Still, NFL Media's Brian Billick doesn't expect a comfortable evening for Johnny if Bengals coach Marvin Lewis plays his cards right.

"I wouldn't play a single snap of man coverage versus Johnny Manziel," Billick told Andrew Siciliano during Wednesday's version of Around the NFL. "I would not turn my back on him, because that's the only thing he seems capable of doing. I'd bring a four- and five-man rush, slow play it, I don't care if you sack the kid, just don't let him out of the pocket. Play change-up zone behind it and he'll throw a whole bunch of interceptions."

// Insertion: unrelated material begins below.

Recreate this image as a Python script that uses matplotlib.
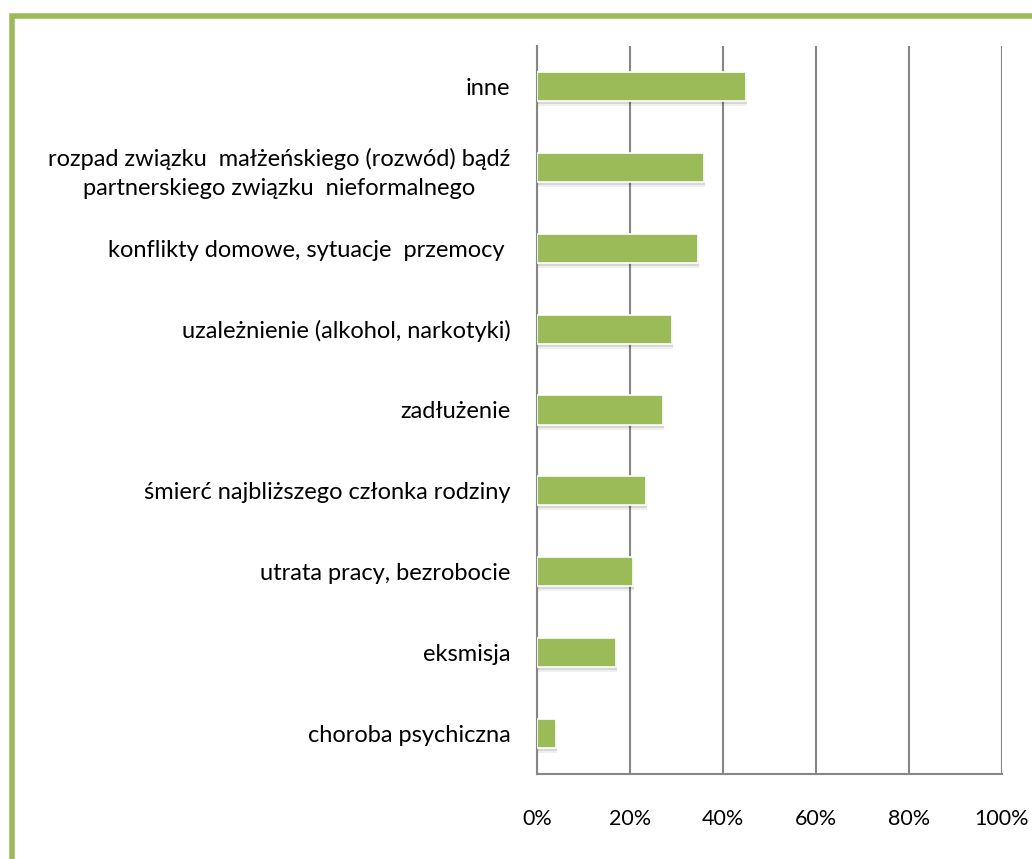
import matplotlib
matplotlib.use("Agg")
import matplotlib.pyplot as plt
import matplotlib.transforms as mtransforms
from matplotlib.patches import Rectangle
from matplotlib.ticker import PercentFormatter

categories = [
    "inne",
    "rozpad związku  małżeńskiego (rozwód) bądź\npartnerskiego związku  nieformalnego",
    "konflikty domowe, sytuacje  przemocy ",
    "uzależnienie (alkohol, narkotyki)",
    "zadłużenie",
    "śmierć najbliższego członka rodziny",
    "utrata pracy, bezrobocie",
    "eksmisja",
    "choroba psychiczna",
]
values = [45, 36, 34.7, 29, 27, 23.5, 20.6, 17, 4]
xticks = [0, 20, 40, 60, 80, 100]

plt.rcParams['font.family'] = ['Lato', 'DejaVu Sans']

fig = plt.figure(figsize=(10.32, 8.59), dpi=100)
W, H = 1032, 859
ax = fig.add_axes([537 / W, (H - 774) / H, (1002 - 537) / W, (774 - 46) / H])

green = "#9BBB59"
ypos = list(range(len(categories)))

# soft shadow below the bars
for dx, dy, a in [(1, -3, 0.10), (1, -5, 0.06)]:
    tr = mtransforms.offset_copy(ax.transData, fig=fig, x=dx, y=dy, units='dots')
    ax.barh(ypos, values, height=0.36, color="#000000", alpha=a,
            transform=tr, zorder=2, linewidth=0)
ax.barh(ypos, values, height=0.36, color=green, edgecolor="white",
        linewidth=1.2, zorder=3)

ax.set_xlim(0, 100)
ax.set_ylim(len(categories) - 0.5, -0.5)
ax.set_xticks(xticks)
ax.xaxis.set_major_formatter(PercentFormatter(decimals=0))
ax.set_yticks(ypos)
ax.set_yticklabels(categories, fontsize=17, multialignment='center', linespacing=1.45)
ax.tick_params(axis='y', length=0, pad=19, labelcolor="#000000")
ax.tick_params(axis='x', length=0, pad=25, labelsize=15.5, labelcolor="#000000")
ax.grid(axis='x', color="#868686", linewidth=1.5, zorder=0)
ax.set_axisbelow(True)
for s in ['top', 'right']:
    ax.spines[s].set_visible(False)
for s in ['left', 'bottom']:
    ax.spines[s].set_color("#868686")
    ax.spines[s].set_linewidth(1.5)

# green frame (right/bottom edges beyond canvas)
frame = Rectangle((12 / W, -0.05), 1.2, (H - 16) / H + 0.05, transform=fig.transFigure,
                  fill=False, edgecolor=green, linewidth=4, zorder=10)
fig.patches.append(frame)

fig.savefig("out.png", dpi=100)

Browns coach Mike Pettine, though, told SiriusXM NFL Radio on Wednesday that this year's version of Manziel -- who knocked out the Titans 28-14 in Week 2 -- "has a great grasp of what we're doing."

Said Pettine: "(Offensive coordinator) John DeFilippo will start to call a play, and then he knows what it is. He can finish it for him. He has a good understanding of the call sheet. He knows on certain plays, 'Hey, if I get pressure, this is the side I'm going to work. If I get quarters coverage, I'm going to go work over here.' He knows what the plays are designed for, and then the next step is identifying the defenses and the protection part of it. All the details of NFL quarterback play, he's so much more on top of this year, just being in Year Two."

After calling Manziel "a midget" last season, Bengals coach Marvin Lewis was more diplomatic this week, saying: "If Johnny Manziel is the quarterback, we played him last year. We've seen he's had some opportunity this year in the regular season. Our guys will be aware of that, and we have to adjust on the fly."

Playing out on national television, Thursday's game, airing exclusively on the NFL Network, offers Manziel a chance to redeem his sinking stock since the Texas A&M star was picked up by Cleveland in the first round of last year's draft. Play well, and the Browns might be convinced to hand over the keys and find out what they have in Manziel before the draft.

Unless they already know -- something Billick argued Wednesday.

"I don't have any faith right now that he can be a viable NFL quarterback, but Cleveland needs to find out," Billick said. "And he needs to be in substantive games taking substantive snaps. Well they've missed that opportunity to a degree, and their hesitancy to put him in -- I keep saying they need to have him in to decide. Well, I think they've already decided and know that he is not the guy."